[Disclaimer: I work at prgmr.com] You can install a custom OS. But it can be dif...

[Disclaimer: I work at prgmr.com]

You can install a custom OS. But it can be difficult to use an installer we don't provide right now because we only allow serial console access, not VNC. This means most installers won't work out of the box. Worst case you can dd an image to the disk using ssh from the rescue image.

FYI we don't do overage charges right now. For network, if we can't throttle your traffic down then we will shut your service off.

Our blog is a little misleading these days in that for downtime for individual servers, we started emailing customers directly rather than posting to the blog. This is because we want to make sure customers see the downtime notice.
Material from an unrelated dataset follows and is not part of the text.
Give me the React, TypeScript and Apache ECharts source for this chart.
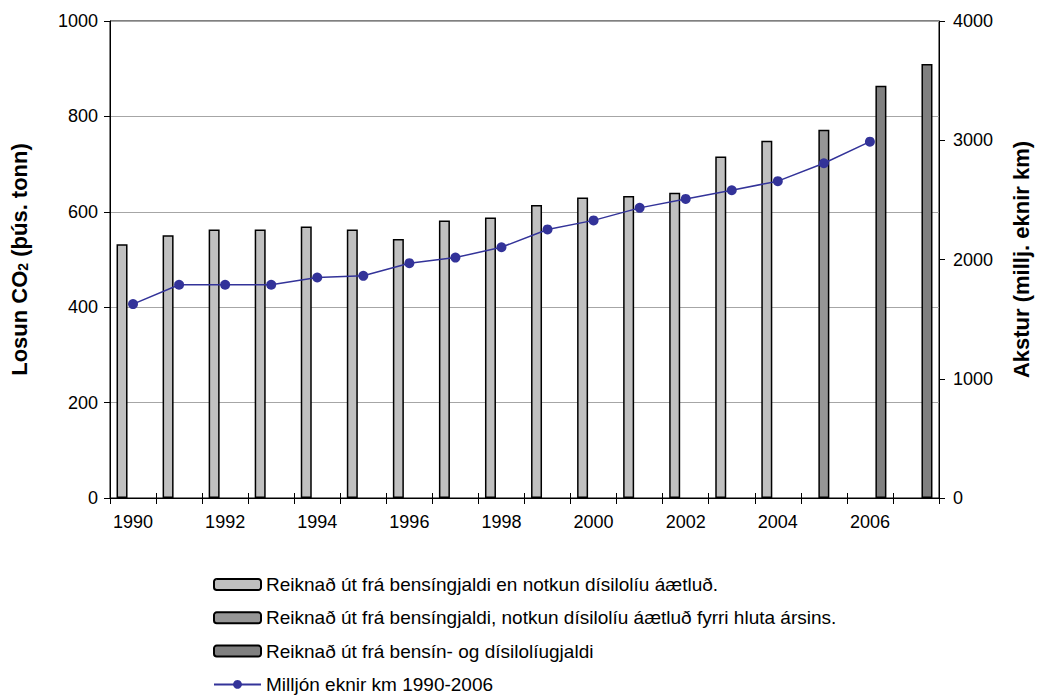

We also got confused responses sometimes to the blog wondering whether a given service was affected or not and if we email directly there is no such confusion.

I think our worst case downtime barring about 5 services this year has been the following:

* 0.75 hour network outage, unplanned - 2016-03-16 (gave proportional credit)

* ~2.5 unplanned downtime due to hardware failure requiring new components - 2016-04-03 (gave 15% month credit)

* 2.6 hours downtime from start of maintenance window, planned due to security upgrade - 2016-07-23 (gave proportional credit)

* 2 hours or less downtime, planned due to security upgrade - sometime around 2016-09-01 (gave proportional credit)

* 1.5 hour network outage, unplanned - 2016-09-09 (gave proportional credit)

* 1.3 hour network outage, unplanned - 2016-11-06 (gave proportional credit)

* 2.04 hours downtime from start of maintenance window, planned due to security upgrade - 2016-11-18 (gave proportional credit)

This is a total of up to 12.69 hours downtime over the year so far, assuming downtime started at the beginning of maintenance windows (it usually started after.) Of that 6.05 hours, or less than half, was unplanned.

So far this year there's been about 336 days or 8064 hours. 12.69/8064 is 99.84% uptime overall, which is significantly lower than we would like. For some servers the uptime has so far been significantly better in that there were no hardware failures, one of the security upgrades was unnecessary, and the turnaround time for the remainder of the security upgrades was much faster than for this particular server.

For this particular server, the largest downtime contributors were security upgrades and network outages in that order. For network downtime, we got around to setting up our second upstream but there's a number of single points of failure we should take care of in 2017. There is also some additional scripting we should probably do that would cut down on the network downtime a lot, such as automatically taking down BGP if connectivity beyond the first hop is lost.

For the security update downtime, I think our most realistic bet right now is to get ourselves on the latest version of Xen once it comes out. That will hopefully have a stable implementation (not a technology preview) for live patching.